From 1929 to 1931 D. Ivanenko worked at the Ukrainian Physico-Technical Institute in Kharkiv, being the first director of its theoretical division. Ivanenko was one of organizers of the first Soviet theoretical conference (1929) and the new journal Physikalische Zeitschrift der Sowjetunion.
After returning to Leningrad at the Physical-Technical Institute, D. Ivanenko concentrated his interest to nuclear physics. In 1932 Ivanenko proposed the proton-neutron model of the atomic nucleus, in connection with which the name Ivanenko entered physics textbooks, including school textbooks. Later D. Ivanenko and E. Gapon proposed the idea of the shell distribution of protons and neutrons in the nucleus (nuclear shell model). In 1933 on the initiative of D. Ivanenko and I. Kurchatov the first Soviet nuclear conference was called.
In 1934 D. Ivanenko and I. Tamm laid the basis of the first non-phenomenological theory of paired electron-neutron nuclear forces. They made the significant assumption that interaction can be undergone by exchange of particles with a rest mass not equal to zero. Based on their model, Nobel laureate Hideki Yukawa developed his meson theory.

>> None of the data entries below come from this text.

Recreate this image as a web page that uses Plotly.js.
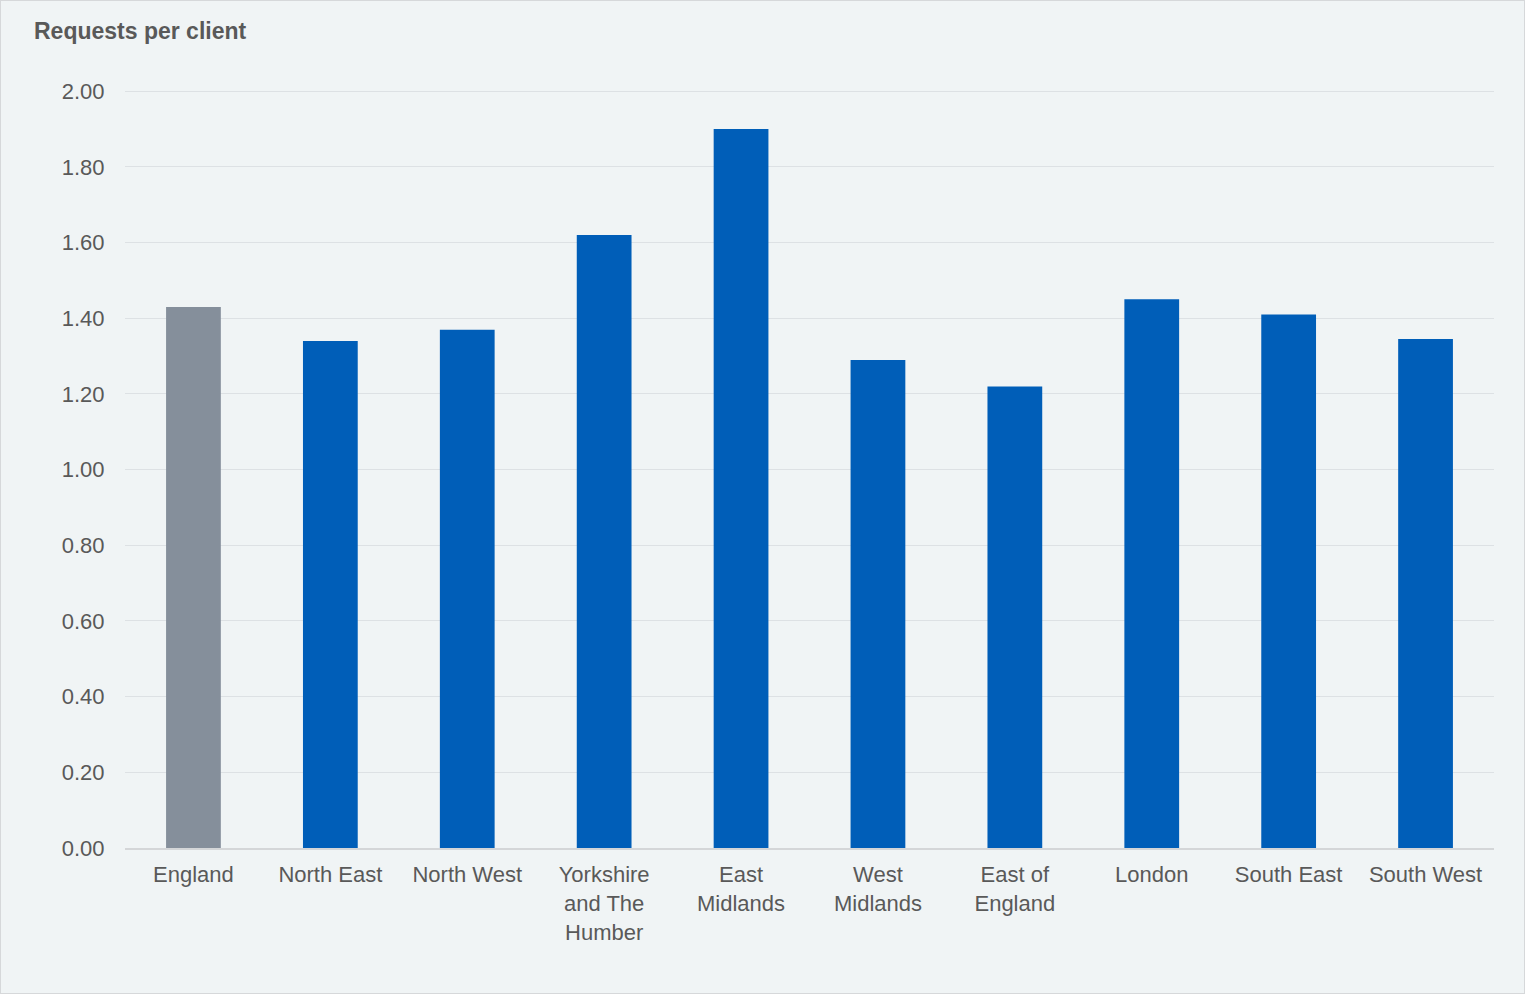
<!DOCTYPE html>
<html>
<head>
<meta charset="utf-8">
<script src="https://cdn.plot.ly/plotly-3.0.1.min.js"></script>
<style>
  html, body { margin: 0; padding: 0; background: #f0f4f5; }
  #chart { width: 1525px; height: 994px; box-sizing: border-box; border: 1px solid #d6d8da; }
</style>
</head>
<body>
<div id="chart"></div>
<script>
// Regions and their requests per client
const regions = ["England", "North East", "North West", "Yorkshire<br>and The<br>Humber", "East<br>Midlands",
                 "West<br>Midlands", "East of<br>England", "London", "South East", "South West"];
const requestsPerClient = [1.43, 1.34, 1.37, 1.62, 1.90, 1.29, 1.22, 1.45, 1.41, 1.345];
const tickValues = [0, 0.2, 0.4, 0.6, 0.8, 1.0, 1.2, 1.4, 1.6, 1.8, 2.0];
const tickLabels = ["0.00", "0.20", "0.40", "0.60", "0.80", "1.00", "1.20", "1.40", "1.60", "1.80", "2.00"];

// National total in grey, regions in blue
const barColors = regions.map(r => r === "England" ? "#858f9b" : "#005eb8");

const trace = {
  type: "bar",
  x: regions,
  y: requestsPerClient,
  marker: { color: barColors, line: { width: 0 } },
  hoverinfo: "x+y"
};

const layout = {
  width: 1523,
  height: 992,
  paper_bgcolor: "#f0f4f5",
  plot_bgcolor: "#f0f4f5",
  margin: { l: 124, r: 30, t: 88, b: 145 },
  bargap: 0.6,
  showlegend: false,
  font: { family: "Liberation Sans, Arial, sans-serif", size: 22, color: "#595959" },
  title: {
    text: "<b>Requests per client</b>",
    font: { family: "Liberation Sans, Arial, sans-serif", size: 23, color: "#595959" },
    xref: "container", x: 33 / 1523, xanchor: "left",
    yref: "container", y: 1 - 30 / 992, yanchor: "middle"
  },
  xaxis: {
    type: "category",
    showgrid: false,
    showline: true,
    linecolor: "#d4d6d8",
    linewidth: 2,
    ticks: "outside",
    ticklen: 6,
    tickcolor: "rgba(0,0,0,0)",
    tickfont: { size: 22, color: "#595959" }
  },
  yaxis: {
    // top of range sits a hair above 2.00 so its gridline is kept
    range: [0, 2.006],
    tickvals: tickValues,
    ticktext: tickLabels,
    showgrid: true,
    gridcolor: "#dde1e4",
    gridwidth: 1,
    zeroline: false,
    showline: false,
    ticks: "outside",
    ticklen: 15,
    tickcolor: "rgba(0,0,0,0)",
    tickfont: { size: 22, color: "#595959" }
  }
};

Plotly.newPlot("chart", [trace], layout, { displayModeBar: false, staticPlot: true });
</script>
</body>
</html>
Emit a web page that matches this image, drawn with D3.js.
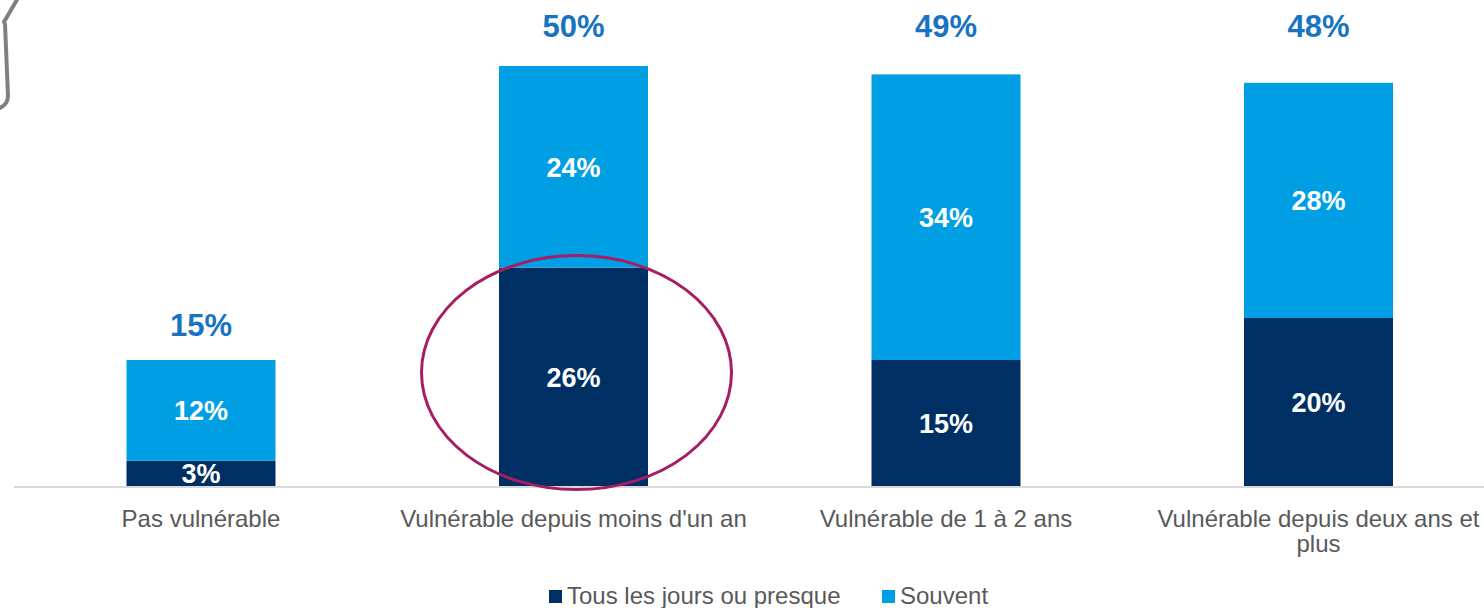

The realization of Ivanenko's far-reaching plans and hopes was interrupted, however. In 1935 he was arrested in connection with the Kirov affair. Exile to Tomsk followed. D. Ivanenko was a professor at Tomsk University from 1936 to 1938. Until the beginning of the World War II he managed the theoretical-physics personnel at Sverdlovsk University and Kiev University. In 1940 he defended his doctoral dissertation. In this period, Ivanenko's scientific interest gradually shifted from nuclear physics to cosmic ray theory. In particular, he proposed a non-linear generalization of Dirac's equation (1938). Based on this generalization, W. Heisenberg and D. Ivanenko developed the unified nonlinear field theory in the 1950s.
From 1943 and until the last days of his life, Professor Ivanenko was closely associated with the physics faculty of M. V. Lomonosov Moscow State University.
In 1943, D. Ivanenko and I. Pomeranchuk predicted the phenomenon of synchrotron radiation given off by relativistic electrons in magnetic fields. This radiation was soon discovered by American experimenters. The discovery of synchrotron radiation opened a new and important chapter in modern physics as a result of its special properties and possible applications. Classical and quantum theory of synchrotron radiation was developed in research performed by students and followers of D. D. Ivanenko: A. A. Sokolov, I. M. Ternov et al. For their work in this area D. D. Ivanenko and A. A. Sokolov were awarded the Stalin Prize in 1950. Two of D. D. Ivanenko's and A. A. Sokolov's monographs Classical Field Theory and Quantum Field Theory were published at the beginning of the 1950s,
The theme of Professor Ivanenko's postwar work was mesodynamics, theory of hypernucleus, the unified non-linear spinor field theory, gravitation theory.
In the 1960s, D. Ivanenko did intensive scientific, scientific-methodological, and organizational work on the development and coordination of gravitation research in USSR. In 1961, on his initiative the first Soviet gravitation conference, which initiated a series of Soviet, and later also Russian, gravitation conferences was organized. At the beginning of the 1960s D. D. Ivanenko was the organizer of the gravitation section of Ministry of Higher Institutes of Learning of the USSR, which lasted until the 1980s. He was a member of the International gravitation Committee since its founding in 1959.
Theoretical physics has been enormously influenced by the seminar on theoretical physics organized by D. D. Ivanenko in 1944 that has continued to meet for 50 years under his guidance at the Physics Department of Moscow State University. The distinguishing characteristic of Ivanenko's seminar was the breadth of its grasp of the problems of theoretical physics and its discussion of the links between its various divisions, for example, gravitation theory and elementary particle physics. The most prominent physicists in the world participated in the seminar: N. Bohr, P. Dirac, H. Yukawa, J. Schwinger, A. Salam, A. Bohr, I. Prigogine, J. Wheeler et al.
In the 1970–80s, D. Ivanenko was concentrated on gravitation theory. His scientific team mainly developed different generalizations of Einstein's general relativity, including scalar-tensor gravitation theory, the hypothesis of quark stars, gravity with torsion, gauge gravitation theory and others. In 1985, D. Ivanenko and his collaborators published two monographs Gravitation and Gauge Gravitation Theory.
The scientific style of D. Ivanenko was characterized by great interest in ideas of frontiers in science where these ideas were based on strong mathematical methods or experiment.
Ivanenko died on December 30, 1994 at the age of 90.
His outstanding achievements include:
- the Fock-Ivanenko coefficients of parallel displacement of spinors in a curved space-time)(1929);
- the Ambartsumian-Ivanenko hypothesis of creation of massive particles (1930);
- the proton-neutron model of atomic nuclei (1932);
- the first shell model of nuclei (1932, in collaboration with E. Gapon);
- the first model of exchange nuclear forces (1934, in collaboration with I. Tamm);
- the prediction of synchrotron radiation (1944, in collaboration with I. Pomeranchuk);
- the theory of hypernuclei (1956);
- the hypothesis of quark stars (1965, in collaboration with D. Kurdgelaidze);
- the gauge gravitation theory (1983, in collaboration with G. Sardanashvily).
Dmitri Ivanenko published more than 300 scientific works including 6 monographs and 11 volumes edited.